* [YOUR TASK] Please print exactly the lines below, from the start of the material up to and including the line with "from bokeh.resources import INLINE", but none of the pictures.

* [COLLECTED DATA]
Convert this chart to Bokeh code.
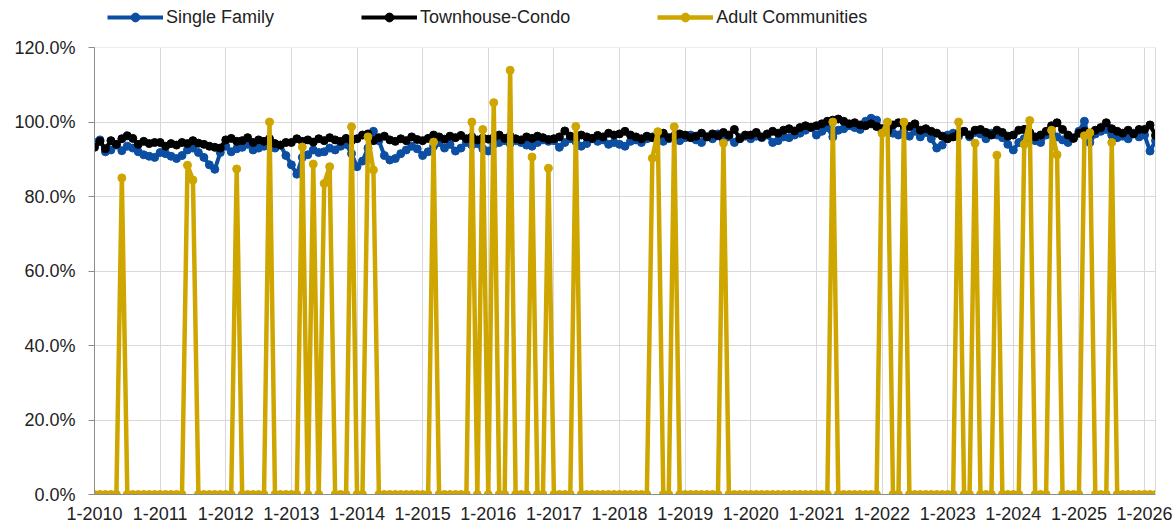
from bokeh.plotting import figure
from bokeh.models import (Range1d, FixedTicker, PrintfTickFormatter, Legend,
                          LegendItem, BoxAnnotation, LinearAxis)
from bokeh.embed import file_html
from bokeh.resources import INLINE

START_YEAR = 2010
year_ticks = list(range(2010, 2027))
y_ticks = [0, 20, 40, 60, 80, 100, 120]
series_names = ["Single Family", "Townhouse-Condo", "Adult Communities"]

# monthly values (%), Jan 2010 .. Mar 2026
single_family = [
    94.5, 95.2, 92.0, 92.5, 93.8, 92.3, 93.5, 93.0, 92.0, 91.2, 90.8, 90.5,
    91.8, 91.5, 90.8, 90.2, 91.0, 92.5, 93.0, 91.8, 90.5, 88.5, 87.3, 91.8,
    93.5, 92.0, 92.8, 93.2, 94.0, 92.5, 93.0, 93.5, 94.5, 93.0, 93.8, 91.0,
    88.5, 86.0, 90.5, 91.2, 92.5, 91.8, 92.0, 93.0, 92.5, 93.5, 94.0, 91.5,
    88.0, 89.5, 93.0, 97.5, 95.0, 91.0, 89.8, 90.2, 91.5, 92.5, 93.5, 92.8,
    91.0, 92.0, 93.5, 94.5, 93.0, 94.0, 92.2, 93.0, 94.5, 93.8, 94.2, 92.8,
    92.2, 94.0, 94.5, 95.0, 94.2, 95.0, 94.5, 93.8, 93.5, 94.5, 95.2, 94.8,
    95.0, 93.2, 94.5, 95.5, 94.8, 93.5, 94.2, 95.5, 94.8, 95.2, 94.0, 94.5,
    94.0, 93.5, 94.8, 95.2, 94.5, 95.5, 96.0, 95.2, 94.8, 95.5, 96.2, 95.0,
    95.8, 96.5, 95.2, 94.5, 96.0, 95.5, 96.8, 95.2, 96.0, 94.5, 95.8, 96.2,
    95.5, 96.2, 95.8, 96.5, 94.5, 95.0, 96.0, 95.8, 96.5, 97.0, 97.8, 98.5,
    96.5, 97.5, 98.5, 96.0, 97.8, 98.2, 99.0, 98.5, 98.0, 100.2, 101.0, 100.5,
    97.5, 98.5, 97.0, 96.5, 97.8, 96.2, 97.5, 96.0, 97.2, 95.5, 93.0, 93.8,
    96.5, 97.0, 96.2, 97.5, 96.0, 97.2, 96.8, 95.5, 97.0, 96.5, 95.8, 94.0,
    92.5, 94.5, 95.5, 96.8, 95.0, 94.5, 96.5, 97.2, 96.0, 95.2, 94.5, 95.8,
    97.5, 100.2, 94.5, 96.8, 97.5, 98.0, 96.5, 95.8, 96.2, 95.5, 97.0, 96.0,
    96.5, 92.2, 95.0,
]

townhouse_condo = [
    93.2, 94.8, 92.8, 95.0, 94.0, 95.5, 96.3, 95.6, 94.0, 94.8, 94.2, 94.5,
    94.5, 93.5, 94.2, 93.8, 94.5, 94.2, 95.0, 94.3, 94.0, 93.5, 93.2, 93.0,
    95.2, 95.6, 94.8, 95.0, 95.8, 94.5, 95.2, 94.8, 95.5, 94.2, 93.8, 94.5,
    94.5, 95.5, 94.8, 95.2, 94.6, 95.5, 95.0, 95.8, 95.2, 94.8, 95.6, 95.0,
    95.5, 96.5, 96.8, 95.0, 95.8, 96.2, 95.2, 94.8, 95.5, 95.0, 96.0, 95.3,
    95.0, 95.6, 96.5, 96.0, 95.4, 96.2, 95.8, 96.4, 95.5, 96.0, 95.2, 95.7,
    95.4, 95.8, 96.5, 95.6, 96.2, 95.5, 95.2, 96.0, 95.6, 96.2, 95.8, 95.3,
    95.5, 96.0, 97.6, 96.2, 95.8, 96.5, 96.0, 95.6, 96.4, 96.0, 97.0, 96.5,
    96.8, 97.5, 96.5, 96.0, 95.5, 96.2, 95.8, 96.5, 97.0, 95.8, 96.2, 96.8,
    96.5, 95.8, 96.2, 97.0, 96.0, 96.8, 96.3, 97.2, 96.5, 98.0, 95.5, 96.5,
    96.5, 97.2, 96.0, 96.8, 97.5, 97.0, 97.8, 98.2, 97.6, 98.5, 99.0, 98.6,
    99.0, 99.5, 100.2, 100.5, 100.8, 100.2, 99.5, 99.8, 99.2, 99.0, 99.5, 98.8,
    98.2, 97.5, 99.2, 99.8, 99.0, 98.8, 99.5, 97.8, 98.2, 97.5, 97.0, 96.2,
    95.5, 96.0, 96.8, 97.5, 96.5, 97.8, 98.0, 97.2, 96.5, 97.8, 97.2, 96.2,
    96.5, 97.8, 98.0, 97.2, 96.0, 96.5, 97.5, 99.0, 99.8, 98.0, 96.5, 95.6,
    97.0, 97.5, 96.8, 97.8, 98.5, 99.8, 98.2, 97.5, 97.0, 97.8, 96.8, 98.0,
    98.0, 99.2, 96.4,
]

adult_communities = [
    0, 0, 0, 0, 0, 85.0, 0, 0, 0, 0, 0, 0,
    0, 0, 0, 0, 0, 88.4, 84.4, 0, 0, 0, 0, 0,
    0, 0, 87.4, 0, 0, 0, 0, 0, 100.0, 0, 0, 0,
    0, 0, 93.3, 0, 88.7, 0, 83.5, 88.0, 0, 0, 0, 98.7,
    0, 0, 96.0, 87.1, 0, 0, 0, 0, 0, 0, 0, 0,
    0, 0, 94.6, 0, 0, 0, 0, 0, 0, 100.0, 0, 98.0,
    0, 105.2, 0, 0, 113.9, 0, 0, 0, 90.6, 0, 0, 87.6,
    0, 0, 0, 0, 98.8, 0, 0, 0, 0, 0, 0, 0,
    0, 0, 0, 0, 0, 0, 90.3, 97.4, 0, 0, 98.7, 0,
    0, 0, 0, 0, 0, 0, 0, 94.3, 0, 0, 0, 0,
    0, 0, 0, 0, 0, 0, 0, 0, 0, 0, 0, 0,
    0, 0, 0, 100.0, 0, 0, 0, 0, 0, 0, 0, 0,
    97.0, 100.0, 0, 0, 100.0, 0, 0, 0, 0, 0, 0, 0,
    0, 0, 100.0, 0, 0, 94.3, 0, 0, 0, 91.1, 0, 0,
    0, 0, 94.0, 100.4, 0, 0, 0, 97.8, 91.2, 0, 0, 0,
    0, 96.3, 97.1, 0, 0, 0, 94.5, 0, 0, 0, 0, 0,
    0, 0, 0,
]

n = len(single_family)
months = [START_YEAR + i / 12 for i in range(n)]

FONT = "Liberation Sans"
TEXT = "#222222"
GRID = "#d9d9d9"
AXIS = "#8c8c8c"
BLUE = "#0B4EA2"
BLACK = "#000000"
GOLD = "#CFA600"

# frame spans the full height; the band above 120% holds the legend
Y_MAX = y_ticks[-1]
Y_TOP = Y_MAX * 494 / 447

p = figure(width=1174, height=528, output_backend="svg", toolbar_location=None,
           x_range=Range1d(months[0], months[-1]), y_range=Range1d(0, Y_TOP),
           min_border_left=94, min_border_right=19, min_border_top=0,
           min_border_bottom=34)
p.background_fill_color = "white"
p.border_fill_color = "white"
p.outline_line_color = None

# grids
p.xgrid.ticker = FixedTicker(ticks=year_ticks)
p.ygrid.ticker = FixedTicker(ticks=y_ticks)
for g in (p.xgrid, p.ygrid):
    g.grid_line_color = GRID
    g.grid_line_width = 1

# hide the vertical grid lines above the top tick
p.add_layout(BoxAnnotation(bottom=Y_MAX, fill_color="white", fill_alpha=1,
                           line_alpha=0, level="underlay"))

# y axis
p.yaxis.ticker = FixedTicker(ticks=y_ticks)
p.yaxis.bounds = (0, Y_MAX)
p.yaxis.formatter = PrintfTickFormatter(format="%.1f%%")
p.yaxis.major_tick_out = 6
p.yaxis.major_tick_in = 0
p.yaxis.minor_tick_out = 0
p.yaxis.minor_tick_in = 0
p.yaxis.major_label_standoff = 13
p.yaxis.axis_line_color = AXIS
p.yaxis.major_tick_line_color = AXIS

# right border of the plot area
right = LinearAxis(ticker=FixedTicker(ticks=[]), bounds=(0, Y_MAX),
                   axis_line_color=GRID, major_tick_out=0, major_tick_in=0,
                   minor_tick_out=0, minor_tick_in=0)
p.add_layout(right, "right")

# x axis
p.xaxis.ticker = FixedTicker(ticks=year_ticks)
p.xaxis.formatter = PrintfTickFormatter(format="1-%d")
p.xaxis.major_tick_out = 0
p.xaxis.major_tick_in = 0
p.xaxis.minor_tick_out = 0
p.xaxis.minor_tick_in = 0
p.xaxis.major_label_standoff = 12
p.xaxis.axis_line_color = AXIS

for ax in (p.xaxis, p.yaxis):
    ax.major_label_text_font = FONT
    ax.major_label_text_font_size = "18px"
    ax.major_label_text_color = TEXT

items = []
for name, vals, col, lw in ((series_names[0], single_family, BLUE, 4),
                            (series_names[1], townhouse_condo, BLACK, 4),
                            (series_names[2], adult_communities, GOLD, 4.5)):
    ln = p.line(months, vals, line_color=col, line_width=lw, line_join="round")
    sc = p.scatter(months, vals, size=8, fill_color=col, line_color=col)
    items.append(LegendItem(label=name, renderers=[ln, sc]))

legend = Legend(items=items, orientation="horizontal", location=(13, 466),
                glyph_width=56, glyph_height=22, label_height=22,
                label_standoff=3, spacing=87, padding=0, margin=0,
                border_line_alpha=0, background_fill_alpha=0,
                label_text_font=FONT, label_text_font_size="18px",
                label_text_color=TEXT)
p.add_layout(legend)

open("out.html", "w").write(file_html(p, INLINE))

* [OUTPUT OF THE EXERCISE]
Convert this chart to Bokeh code.
from bokeh.plotting import figure
from bokeh.models import (Range1d, FixedTicker, PrintfTickFormatter, Legend,
                          LegendItem, BoxAnnotation, LinearAxis)
from bokeh.embed import file_html
from bokeh.resources import INLINE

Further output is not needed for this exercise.